Video over 10G Ethernet offers some big advantages over traditional cables and fiber. Here's a deep dive into why you should be considering it for your production.
To the relief of broadcast technicians the world over, the days of dragging literally tons of triax around sports and concert stadia are increasingly in the past thanks almost entirely to fibre optic communications. When we talk about replacing triax or conventional SDI with fibre, we're normally talking about hybrid cables with both copper for power and glass for data, so that a camera position can be supplied with everything it needs in a single run. The cost of doing that has come down a lot in the last year or two, and there are even less expensive options which provide many of the same benefits using 10G Ethernet over cat-6A Ethernet cable.
The technical challenge is fitting the required amount of data down a single pipe. To some extent, optical fibre makes this easy, because it quite simply doesn't suffer interference from magnetic or electric fields as copper wires do. There's a tiny amount of smear in the signal caused by the fact that the laser reflects from side to side of the tiny glass filament as it travels, and light that reflects fewer times will get to the end faster than light that reflects more times. That's why high-speed optical fibre is hair-thin, to minimise the change in path length. Often that sort of multi-mode reflection is the range-determining factor for this sort of communication, though in practice the differences are tiny so the range can be huge. Camera fibre will carry full, uncompressed 12-gigabit UHD pictures at sixty frames per second up to two thousand metres, with room left over for a lot of extra features.

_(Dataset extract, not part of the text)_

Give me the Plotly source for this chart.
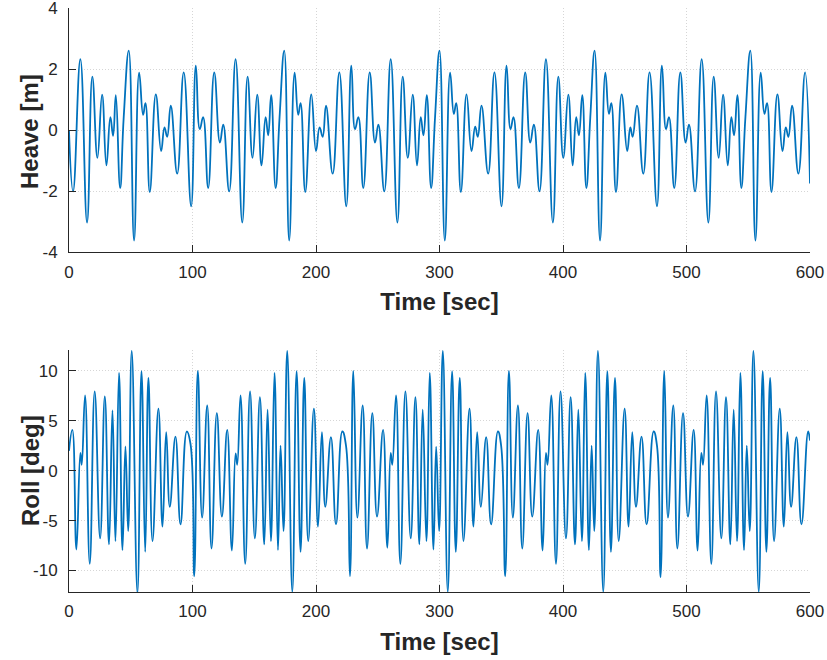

That's why devices such as the Camera Fiber Converter for Blackmagic's Ursa Broadcast G2 has about as many bells and whistles as the designers could reasonably fit on the control panel. There's not just a return video feed, but three return video feeds, several intercom audio relays and provisions for unusual devices like PTZ cameras and trackers. With the power sent from the accompanying Studio Fiber Converter at 200 volts, to be converted back down to run the camera at the far end, it can handle a healthy power supply too. Not only will SDI not go that far, with 12G handling maybe a hundred metres on a good day, SDI also won't do nearly so many useful things.
10G Ethernet
Anyone interested in those useful things, but preferring to avoid fibre optics, might think of ten-gigabit Ethernet. Sometimes, that goes down fibre too, but by means of a serious feat of electronics engineering it's also possible to get ten gigabits per second down cat-6 copper cable over distances up to 60m. It's shorter ranged than fibre, and even a little shorter than SDI, but enough for most studio installations and it's cheaper and easier to handle than fibre optics. Ten-gigabit ethernet is an option present on the Blackmagic Studio Camera 4K Pro, which has an RJ45 connector on the side for direct connection of a copper 10G Ethernet cable.
Sharp eyes will have noticed that a UHD picture at 60 frames typically requires twelve-gigabit SDI, whereas the ten-gigabit Ethernet offers us five-sixths as much bandwidth. Blackmagic has chosen to offset that with a very light touch of Tico compression, something we've discussed previously (that article discusses the raw version, but it's the same underlying mathematics). That means users of the Studio Camera 4K Pro can get their hands on quite a lot of the benefits of fibre without needing nearly as big a budget, and without any concern over the specialist splicing procedure for optical cables.
The real upshot of all this is that fewer people need to worry about running camera feeds at live events with the SDI coax zip-tied to a separate intercom cable. The convenience benefit is vast, and compared to the bulletproof-but-spendy fibre solutions offered elsewhere, recent options are incredibly affordable - a 4K 60p Ursa Broadcast camera channel with several channels of intercom and return video can be put together, sans lens, for an amount that barely reaches into five figures.
In general it's the coming-good of fibre optics, a technology we were told in the 1980s would revolutionise the world but was perhaps a little slow in finding ways to do that. At the same time, the 10-gigabit Ethernet option leverages the enormous R&D effort that's supported by general-purpose networking. The Ethernet option lets us have talkback, return video and 4K 60p down cable that costs 75p a metre, which is really hard to argue with. Either way, it seems that the fuel budget, truck space and the junior technicians' backs can look forward to an easier time in the near future.